Cassino non può non fare i conti con la guerra. Come la Storia va da avanti Cristo a dopo Cristo, così Cassino da prima a dopo la guerra. E’ stata una ferita tanto grande da distruggere tutto. Se ora vediamo le chiese, i palazzi, tutto l’agglomerato sociale, sembra quasi un miracolo questa rinascita, la forza umana di risorgere dopo una distruzione così grave, perché Cassino era stata rasa al suolo.
Per quel che riguarda la chiesa di S. Antonio, è stato un gioco del destino, prima era un convento francescano al di fuori della città, dopo la guerra diventò l’ombelico intorno al quale si cominciò a ricostruire per cerchi concentrici, divenendo da chiesa di periferia chiesa centrale.
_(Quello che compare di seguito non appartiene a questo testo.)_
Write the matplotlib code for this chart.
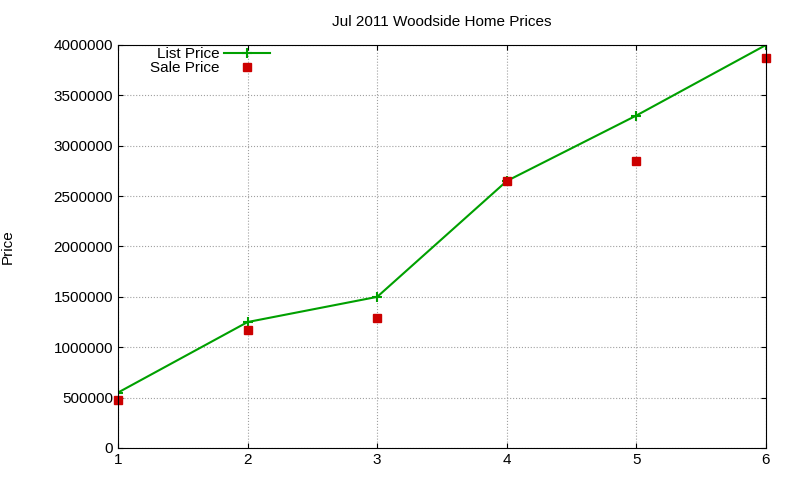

Conservare la memoria storica significa prima di tutto essere portatori di un messaggio di speranza, che è tipico anche del Vangelo: avere la capacità di saper risorgere da una tragedia così grande come la guerra vuol dire che in ogni situazione, anche la più buia, come ci ha insegnato il Signore, c’è sempre la possibilità di risorgere e che in fondo al tunnel la luce c’è sempre. E poi fare memoria di 70 anni è importante per le generazioni più avanti in età, perché le ricollega alle proprie radici storiche, e soprattutto per le giovani generazioni, chiamate a raccogliere l’eredità delle generazioni precedenti, quindi anche tutto lo sforzo della ricostruzione della città civile. Nello stesso tempo bisogna ricordarsi che 70 anni, di fronte a tanti secoli, sono pochi, quindi è come se fosse ancora una comunità in gestazione, che deve ancora partorire anche un nuovo modello di comunità in questo terzo millennio che ha cambiato schemi, sensibilità, modi di pensare e quindi di fronte a nuovi problemi bisogna progettare e realizzare insieme le risposte.
Grazie, Don Benedetto, auguri per la tua missione sacerdotale.